# [Rows from a dataset of charts and code]
○ ○ ○ ○ ○
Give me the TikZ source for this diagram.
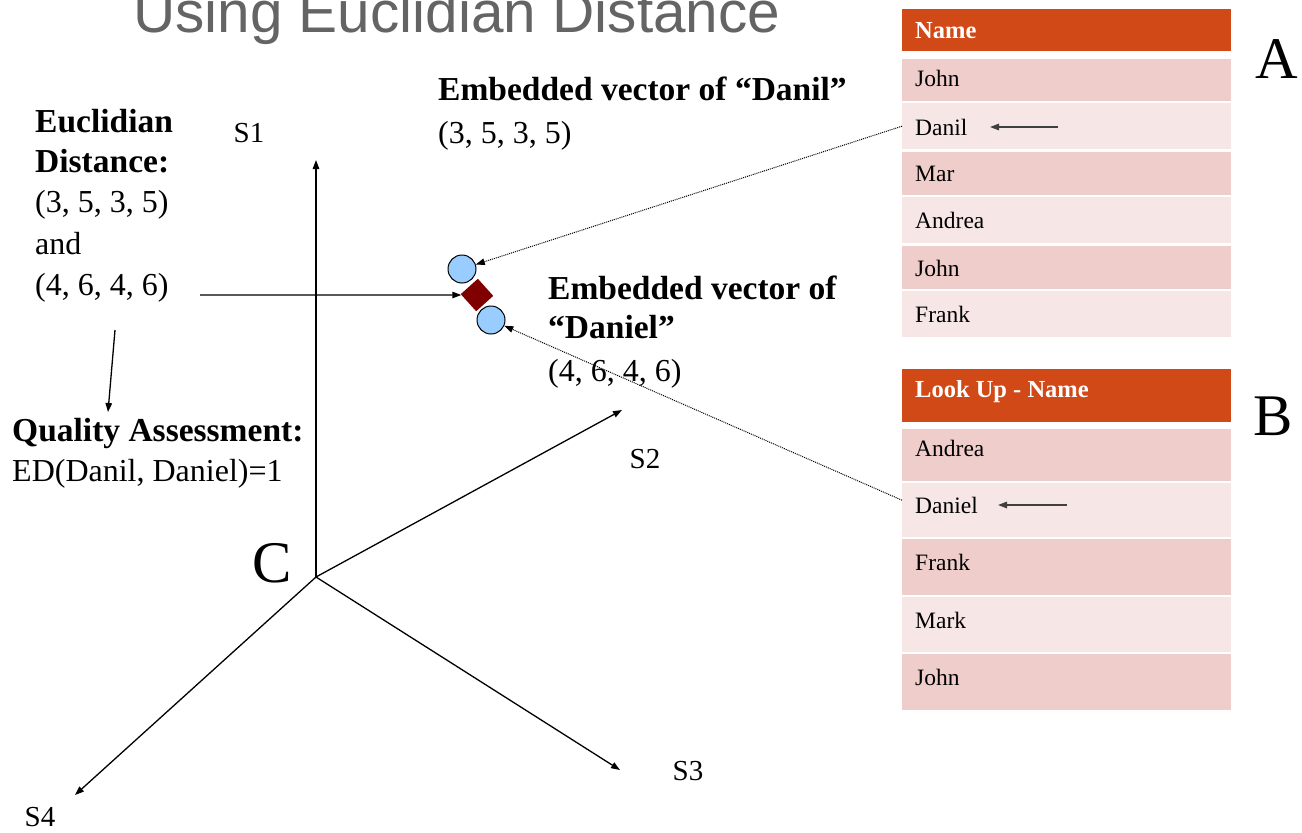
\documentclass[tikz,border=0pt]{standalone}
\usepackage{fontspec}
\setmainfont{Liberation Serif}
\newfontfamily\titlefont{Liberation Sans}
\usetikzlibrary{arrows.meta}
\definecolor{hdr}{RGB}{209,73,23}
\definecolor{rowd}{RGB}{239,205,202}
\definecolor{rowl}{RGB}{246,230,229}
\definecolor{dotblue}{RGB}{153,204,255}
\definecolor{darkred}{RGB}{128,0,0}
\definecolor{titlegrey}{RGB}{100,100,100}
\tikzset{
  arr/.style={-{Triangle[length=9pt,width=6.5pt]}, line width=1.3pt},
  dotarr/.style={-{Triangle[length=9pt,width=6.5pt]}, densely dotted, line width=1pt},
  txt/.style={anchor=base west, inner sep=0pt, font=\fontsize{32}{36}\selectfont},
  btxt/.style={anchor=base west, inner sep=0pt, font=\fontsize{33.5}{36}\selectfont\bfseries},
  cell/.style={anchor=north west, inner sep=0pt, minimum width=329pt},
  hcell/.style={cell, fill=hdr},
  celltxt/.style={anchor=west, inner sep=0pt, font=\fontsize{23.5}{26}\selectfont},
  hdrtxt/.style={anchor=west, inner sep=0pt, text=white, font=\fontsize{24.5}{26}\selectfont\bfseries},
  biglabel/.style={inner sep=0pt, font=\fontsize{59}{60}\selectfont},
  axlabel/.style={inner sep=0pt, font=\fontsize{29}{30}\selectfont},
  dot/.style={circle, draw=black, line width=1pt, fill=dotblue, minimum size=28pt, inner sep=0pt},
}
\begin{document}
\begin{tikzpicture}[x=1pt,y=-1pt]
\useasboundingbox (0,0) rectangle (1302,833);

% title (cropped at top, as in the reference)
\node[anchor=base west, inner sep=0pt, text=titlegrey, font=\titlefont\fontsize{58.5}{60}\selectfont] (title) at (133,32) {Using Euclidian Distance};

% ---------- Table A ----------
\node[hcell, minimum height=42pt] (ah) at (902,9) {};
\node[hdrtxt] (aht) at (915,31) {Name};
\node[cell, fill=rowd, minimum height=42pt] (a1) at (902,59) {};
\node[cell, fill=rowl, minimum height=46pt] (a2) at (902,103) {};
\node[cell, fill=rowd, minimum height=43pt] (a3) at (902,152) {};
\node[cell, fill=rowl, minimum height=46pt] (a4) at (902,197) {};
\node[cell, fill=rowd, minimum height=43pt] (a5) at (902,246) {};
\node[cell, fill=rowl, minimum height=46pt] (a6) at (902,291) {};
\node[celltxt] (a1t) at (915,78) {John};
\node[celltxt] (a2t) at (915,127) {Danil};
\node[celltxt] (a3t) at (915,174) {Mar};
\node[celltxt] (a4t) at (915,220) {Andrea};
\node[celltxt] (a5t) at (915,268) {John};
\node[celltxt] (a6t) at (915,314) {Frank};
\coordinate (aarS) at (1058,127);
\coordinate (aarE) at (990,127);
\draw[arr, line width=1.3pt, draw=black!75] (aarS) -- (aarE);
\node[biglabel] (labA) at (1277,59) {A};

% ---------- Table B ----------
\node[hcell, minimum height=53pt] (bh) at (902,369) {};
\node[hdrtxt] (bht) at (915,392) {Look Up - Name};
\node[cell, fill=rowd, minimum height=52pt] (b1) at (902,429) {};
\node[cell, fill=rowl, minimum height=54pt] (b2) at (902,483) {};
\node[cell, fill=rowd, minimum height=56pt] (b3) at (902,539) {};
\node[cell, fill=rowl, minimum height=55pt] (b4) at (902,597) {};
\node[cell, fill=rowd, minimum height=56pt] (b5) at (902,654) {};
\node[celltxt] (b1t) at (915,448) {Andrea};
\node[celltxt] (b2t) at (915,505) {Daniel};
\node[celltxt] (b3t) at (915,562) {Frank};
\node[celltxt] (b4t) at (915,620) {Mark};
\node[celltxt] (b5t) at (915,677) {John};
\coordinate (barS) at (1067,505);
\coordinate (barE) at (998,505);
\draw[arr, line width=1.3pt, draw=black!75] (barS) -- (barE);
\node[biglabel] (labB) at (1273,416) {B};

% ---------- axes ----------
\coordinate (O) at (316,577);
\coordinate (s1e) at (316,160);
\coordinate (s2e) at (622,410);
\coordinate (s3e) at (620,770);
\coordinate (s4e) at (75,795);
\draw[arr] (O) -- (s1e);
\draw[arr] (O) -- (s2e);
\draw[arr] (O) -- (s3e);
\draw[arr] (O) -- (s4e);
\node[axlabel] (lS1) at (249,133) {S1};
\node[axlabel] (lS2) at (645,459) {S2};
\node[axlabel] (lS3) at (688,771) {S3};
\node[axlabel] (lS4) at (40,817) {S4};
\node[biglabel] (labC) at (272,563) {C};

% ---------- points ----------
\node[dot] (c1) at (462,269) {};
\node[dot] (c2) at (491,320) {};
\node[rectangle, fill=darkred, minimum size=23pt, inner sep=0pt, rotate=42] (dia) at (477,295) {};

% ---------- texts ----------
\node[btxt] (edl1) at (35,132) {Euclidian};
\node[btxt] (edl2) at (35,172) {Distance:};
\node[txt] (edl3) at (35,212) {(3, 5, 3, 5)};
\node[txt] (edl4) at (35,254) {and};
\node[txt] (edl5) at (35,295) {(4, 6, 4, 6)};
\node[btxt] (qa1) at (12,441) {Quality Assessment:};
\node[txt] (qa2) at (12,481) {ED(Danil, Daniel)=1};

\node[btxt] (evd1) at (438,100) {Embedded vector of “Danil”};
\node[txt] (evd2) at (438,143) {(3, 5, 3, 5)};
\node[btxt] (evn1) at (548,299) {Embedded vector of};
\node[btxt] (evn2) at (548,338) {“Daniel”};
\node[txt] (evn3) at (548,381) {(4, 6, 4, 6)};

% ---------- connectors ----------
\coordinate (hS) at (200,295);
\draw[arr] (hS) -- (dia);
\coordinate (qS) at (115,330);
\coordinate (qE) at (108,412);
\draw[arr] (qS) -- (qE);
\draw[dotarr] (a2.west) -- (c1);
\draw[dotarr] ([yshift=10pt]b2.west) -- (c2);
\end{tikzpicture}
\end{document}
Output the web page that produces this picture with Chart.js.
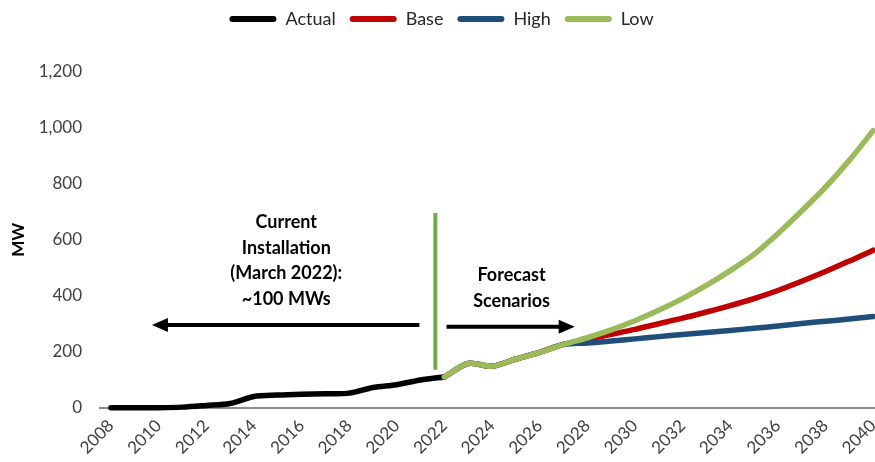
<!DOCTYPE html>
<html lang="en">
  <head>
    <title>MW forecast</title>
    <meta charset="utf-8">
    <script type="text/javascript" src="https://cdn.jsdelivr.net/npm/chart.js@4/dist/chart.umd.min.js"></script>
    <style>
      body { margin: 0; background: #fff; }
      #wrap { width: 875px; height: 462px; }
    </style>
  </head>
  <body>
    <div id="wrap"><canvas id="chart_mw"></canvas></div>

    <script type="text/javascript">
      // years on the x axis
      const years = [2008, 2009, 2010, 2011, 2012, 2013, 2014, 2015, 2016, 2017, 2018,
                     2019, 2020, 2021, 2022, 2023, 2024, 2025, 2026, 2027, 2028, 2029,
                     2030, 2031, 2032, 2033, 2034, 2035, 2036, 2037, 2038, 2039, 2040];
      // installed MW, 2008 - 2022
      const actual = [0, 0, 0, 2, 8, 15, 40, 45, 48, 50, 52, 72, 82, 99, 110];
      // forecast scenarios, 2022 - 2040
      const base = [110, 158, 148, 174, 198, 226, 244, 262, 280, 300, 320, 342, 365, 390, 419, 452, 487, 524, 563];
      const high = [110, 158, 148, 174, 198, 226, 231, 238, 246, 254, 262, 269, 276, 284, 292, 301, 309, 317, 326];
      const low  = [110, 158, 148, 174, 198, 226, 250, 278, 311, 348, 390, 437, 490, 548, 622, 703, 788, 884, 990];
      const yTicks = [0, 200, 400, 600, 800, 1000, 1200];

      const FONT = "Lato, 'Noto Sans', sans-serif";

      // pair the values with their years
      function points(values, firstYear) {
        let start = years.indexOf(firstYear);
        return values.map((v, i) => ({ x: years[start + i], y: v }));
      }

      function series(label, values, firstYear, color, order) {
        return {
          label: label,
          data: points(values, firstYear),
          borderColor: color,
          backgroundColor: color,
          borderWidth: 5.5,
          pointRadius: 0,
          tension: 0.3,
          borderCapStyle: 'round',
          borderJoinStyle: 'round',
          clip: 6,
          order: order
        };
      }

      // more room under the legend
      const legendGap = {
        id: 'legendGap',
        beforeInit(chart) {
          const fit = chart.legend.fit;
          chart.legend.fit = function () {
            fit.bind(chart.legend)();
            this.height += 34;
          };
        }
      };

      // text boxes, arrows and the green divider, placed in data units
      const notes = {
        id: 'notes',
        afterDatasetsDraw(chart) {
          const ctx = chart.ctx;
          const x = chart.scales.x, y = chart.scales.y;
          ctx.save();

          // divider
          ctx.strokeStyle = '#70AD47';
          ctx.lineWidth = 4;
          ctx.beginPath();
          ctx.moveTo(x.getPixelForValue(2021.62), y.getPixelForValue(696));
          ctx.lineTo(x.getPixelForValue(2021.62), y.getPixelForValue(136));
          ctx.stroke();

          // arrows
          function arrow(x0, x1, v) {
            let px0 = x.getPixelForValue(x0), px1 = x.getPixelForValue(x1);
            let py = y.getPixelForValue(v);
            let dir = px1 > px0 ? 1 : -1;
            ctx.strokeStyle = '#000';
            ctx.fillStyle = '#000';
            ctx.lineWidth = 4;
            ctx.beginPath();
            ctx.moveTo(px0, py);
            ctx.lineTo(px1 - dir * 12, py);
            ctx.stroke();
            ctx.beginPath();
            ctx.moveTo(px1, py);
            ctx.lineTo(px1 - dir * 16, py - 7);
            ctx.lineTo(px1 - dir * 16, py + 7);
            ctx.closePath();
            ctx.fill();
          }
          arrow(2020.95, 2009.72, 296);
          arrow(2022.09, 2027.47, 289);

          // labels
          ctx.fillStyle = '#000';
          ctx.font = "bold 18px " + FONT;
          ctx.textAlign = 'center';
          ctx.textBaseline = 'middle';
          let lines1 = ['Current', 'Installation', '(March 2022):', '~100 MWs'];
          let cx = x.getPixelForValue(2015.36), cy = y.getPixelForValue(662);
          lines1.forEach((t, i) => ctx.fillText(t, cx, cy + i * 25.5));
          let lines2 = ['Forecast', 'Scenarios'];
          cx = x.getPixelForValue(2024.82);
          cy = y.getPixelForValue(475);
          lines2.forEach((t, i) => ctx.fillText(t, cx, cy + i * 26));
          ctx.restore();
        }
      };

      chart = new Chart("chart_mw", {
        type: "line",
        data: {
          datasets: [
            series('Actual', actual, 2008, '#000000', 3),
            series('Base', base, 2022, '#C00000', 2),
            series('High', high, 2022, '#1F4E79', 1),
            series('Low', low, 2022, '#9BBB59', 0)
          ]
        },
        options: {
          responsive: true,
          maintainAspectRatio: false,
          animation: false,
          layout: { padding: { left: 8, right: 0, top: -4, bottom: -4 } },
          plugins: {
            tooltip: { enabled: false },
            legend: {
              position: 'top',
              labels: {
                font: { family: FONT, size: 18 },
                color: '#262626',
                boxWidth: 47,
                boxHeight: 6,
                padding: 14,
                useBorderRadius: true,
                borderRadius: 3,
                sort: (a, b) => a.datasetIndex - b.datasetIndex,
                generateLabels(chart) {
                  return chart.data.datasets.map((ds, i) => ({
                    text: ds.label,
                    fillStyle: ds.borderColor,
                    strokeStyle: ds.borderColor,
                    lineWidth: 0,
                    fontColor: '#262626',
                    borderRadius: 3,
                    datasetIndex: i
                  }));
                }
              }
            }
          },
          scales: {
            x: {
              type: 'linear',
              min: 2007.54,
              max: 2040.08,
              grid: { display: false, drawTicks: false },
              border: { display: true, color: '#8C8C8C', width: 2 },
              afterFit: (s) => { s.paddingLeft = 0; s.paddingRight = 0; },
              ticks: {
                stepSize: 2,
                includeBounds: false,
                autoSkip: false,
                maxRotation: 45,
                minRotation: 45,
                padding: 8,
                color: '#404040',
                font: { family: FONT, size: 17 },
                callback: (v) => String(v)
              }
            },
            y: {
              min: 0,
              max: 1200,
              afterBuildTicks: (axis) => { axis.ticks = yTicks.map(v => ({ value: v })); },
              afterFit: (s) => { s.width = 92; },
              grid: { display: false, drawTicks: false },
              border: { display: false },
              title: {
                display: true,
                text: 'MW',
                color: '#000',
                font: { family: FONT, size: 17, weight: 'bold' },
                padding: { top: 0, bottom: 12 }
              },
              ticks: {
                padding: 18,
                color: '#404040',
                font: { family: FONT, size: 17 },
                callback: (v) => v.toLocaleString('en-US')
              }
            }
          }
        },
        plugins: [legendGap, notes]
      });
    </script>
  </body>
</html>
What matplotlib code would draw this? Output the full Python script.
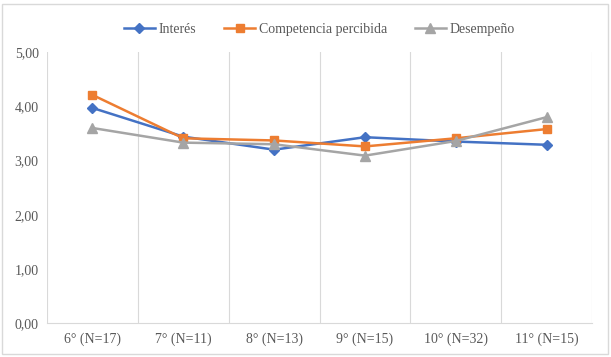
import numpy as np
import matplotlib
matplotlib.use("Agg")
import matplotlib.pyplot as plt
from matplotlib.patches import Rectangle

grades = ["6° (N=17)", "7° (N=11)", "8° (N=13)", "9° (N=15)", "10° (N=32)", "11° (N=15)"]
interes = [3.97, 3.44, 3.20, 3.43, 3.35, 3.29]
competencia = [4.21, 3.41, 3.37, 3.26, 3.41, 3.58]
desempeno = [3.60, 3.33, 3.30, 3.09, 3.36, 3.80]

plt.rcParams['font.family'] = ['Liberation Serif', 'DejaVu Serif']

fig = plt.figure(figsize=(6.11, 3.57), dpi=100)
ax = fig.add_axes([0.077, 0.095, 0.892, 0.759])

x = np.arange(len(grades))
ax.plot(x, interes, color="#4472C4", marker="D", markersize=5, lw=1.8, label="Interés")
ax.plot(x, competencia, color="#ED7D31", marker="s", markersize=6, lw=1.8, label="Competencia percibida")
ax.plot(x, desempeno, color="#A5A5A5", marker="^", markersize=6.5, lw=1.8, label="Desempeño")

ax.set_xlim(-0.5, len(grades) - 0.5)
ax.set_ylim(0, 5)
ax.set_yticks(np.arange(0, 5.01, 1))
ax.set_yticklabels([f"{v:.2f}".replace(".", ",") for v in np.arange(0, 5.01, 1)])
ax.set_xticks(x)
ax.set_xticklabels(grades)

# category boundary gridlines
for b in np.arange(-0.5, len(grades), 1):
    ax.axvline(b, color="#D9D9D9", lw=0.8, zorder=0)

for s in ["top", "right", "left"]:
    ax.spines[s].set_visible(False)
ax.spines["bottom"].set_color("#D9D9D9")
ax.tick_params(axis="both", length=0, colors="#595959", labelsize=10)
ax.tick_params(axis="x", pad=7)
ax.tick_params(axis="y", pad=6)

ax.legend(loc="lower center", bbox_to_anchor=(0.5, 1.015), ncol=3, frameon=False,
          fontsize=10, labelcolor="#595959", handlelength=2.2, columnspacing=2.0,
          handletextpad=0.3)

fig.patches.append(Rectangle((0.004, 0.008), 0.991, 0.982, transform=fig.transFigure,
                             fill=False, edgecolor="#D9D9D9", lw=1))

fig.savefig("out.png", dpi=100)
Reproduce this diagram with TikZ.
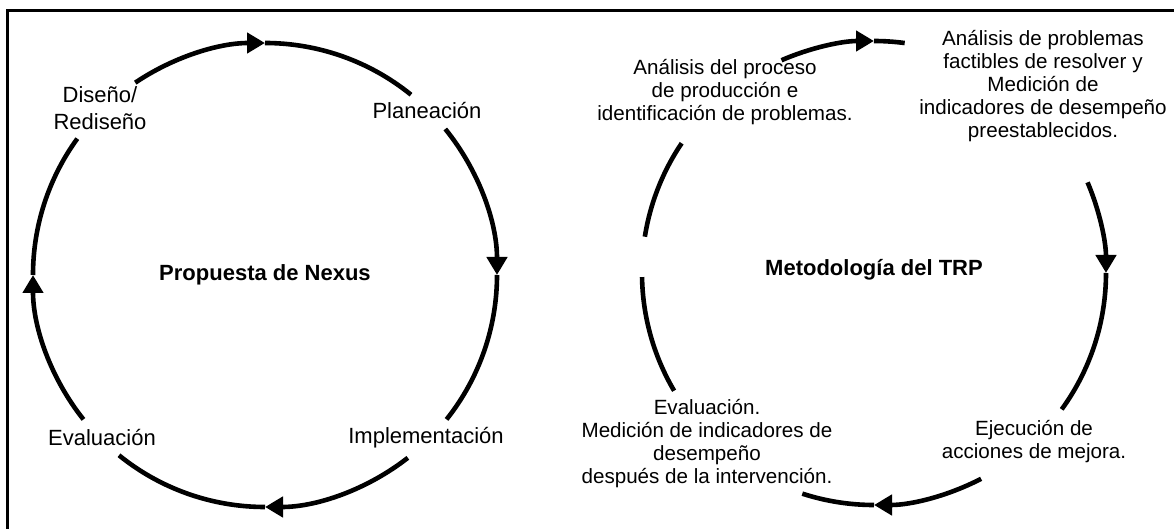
○ ○ ○ ○ ○
# [Task description]
Make an exact copy of the lines from the one that contains "What matplotlib code" through the one that contains "from matplotlib.patches import Rectangle", both included, and no other lines. Pictures are skipped.

# [Result below]
What matplotlib code would draw this? Output the full Python script.
import numpy as np
import matplotlib
matplotlib.use("Agg")
import matplotlib.pyplot as plt
from matplotlib.patches import Rectangle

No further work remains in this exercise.